Regina Webersberger: „Eine sehr große Rolle spielen aber auch die Kräuter, waren es lange Zeit doch die einzigen verfügbaren Medikamente. Einige unserer heute bekannten Heilpflanzen wurden schon zur Zeit der Griechen und Römer verwendet – etwa Schafgarbe oder Melisse.“ In den überlieferten traditionellen Kräuterbüchern sind sicher noch einige Schätze zu finden. Die Wirkungsweise von vielen Pflanzen ist mittlerweile wissenschaftlich gut erforscht und dokumentiert. Aber auch hier gibt es noch viel zu lernen.

Prävention statt Reparaturmedizin

Sehr viele Erkenntnisse der modernen Präventionsmedizin decken sich mit den Empfehlungen der TEM. Gesunde Ernährung und körperliche Bewegung war zum Beispiel bei Pfarrer Kneipp ein wichtiges Thema. Regina Webersberger: „Natürlich waren moderne Zivilisationsleiden im Mittelalter noch nicht so verbreitet, aber auch Hildegard von Bingen meinte, dass maßloses Essen und Trinken, Zerstörung der Lebensordnung und Emotionen wie Ungeduld und Zorn zu Krankheiten führen können.“

Die TEM erweitert diese Empfehlungen um den individuellen Aspekt, der sich aus der Konstitution und aus der im Moment vorliegenden Säftekonstellation ergibt. „Ich sehe hier eine ganz wichtige Aufgabe, den Patienten mit individuellen Empfehlungen zu einem gesünderen Lebensstil zu motivieren. Denn ich kann auswählen, was passt. Einen Phlegmatiker werde ich nicht für eine Kampfsportart begeistern können, aber für Radfahren sehr wohl“, erklärt Regina Webersberger.

TEM und Schulmedizin

Die TEM bietet einen funktionellen Blick auf das Krankheitsgeschehen, und das kann zur Diagnose und zum Finden einer geeigneten Therapie beitragen. Regina Webersberger: „Die einseitige Fixierung auf körperliche Befunde erfasst nur einen Teil der Krankheitsrealität. Das gezielte Anregen von Selbstheilungskräften und Strategien im Umgang mit Gesundheitsproblemen führt zur Besserung von Beschwerden. Individualisierung der Therapien ist ein großes Schlagwort in der Medizin, in der TEM gehen wir immer von der individuellen Situation des Patienten aus.

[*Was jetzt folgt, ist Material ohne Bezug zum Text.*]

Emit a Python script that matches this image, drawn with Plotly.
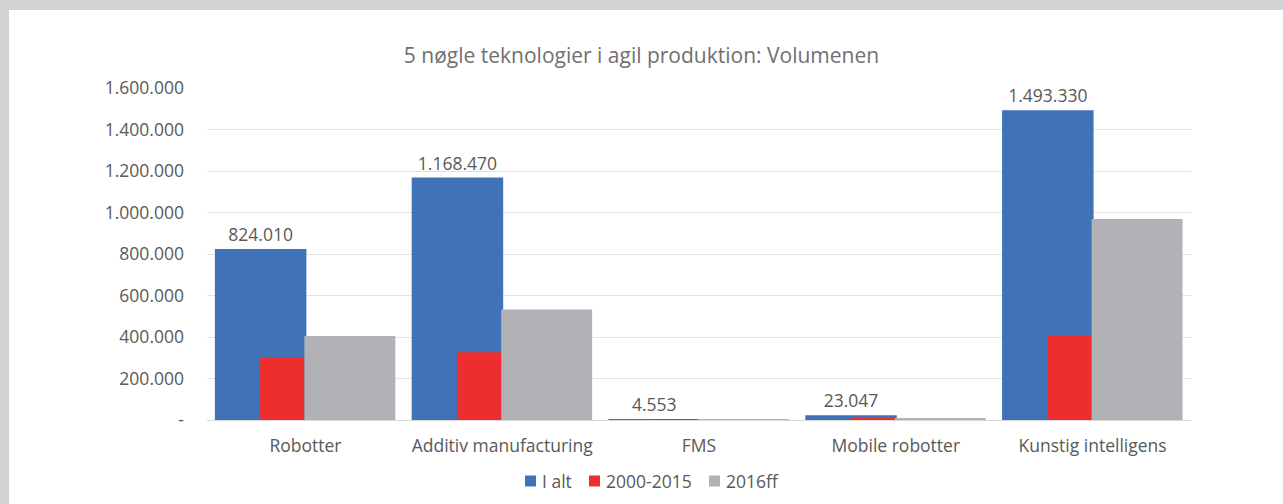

Die Eigenverantwortung des Patienten wird gestärkt, denn er wird bei gesundheitsfördernden Entscheidungen unterstützt.“ In den letzten Jahren hat auch unter den Ärzte das Interesse an TEM deutlich zugenommen. In Deutschland gibt es sogar schon eine Abteilung an einem Universitätskrankenhaus in Berlin. Auch in Essen werden naturheilkundliche Therapien in einem stationären Setting bei chronischen Krankheiten angewendet und wissenschaftlich untersucht. In Österreich steht die TEM-Ausbildung noch am Anfang. Vorreiter sind hier die Kurhäuser der Marienschwestern. Auch der Verein TEH (Traditionelle Europäische Heilkunde) will Volksheilwissen vor dem Vergessen bewahren.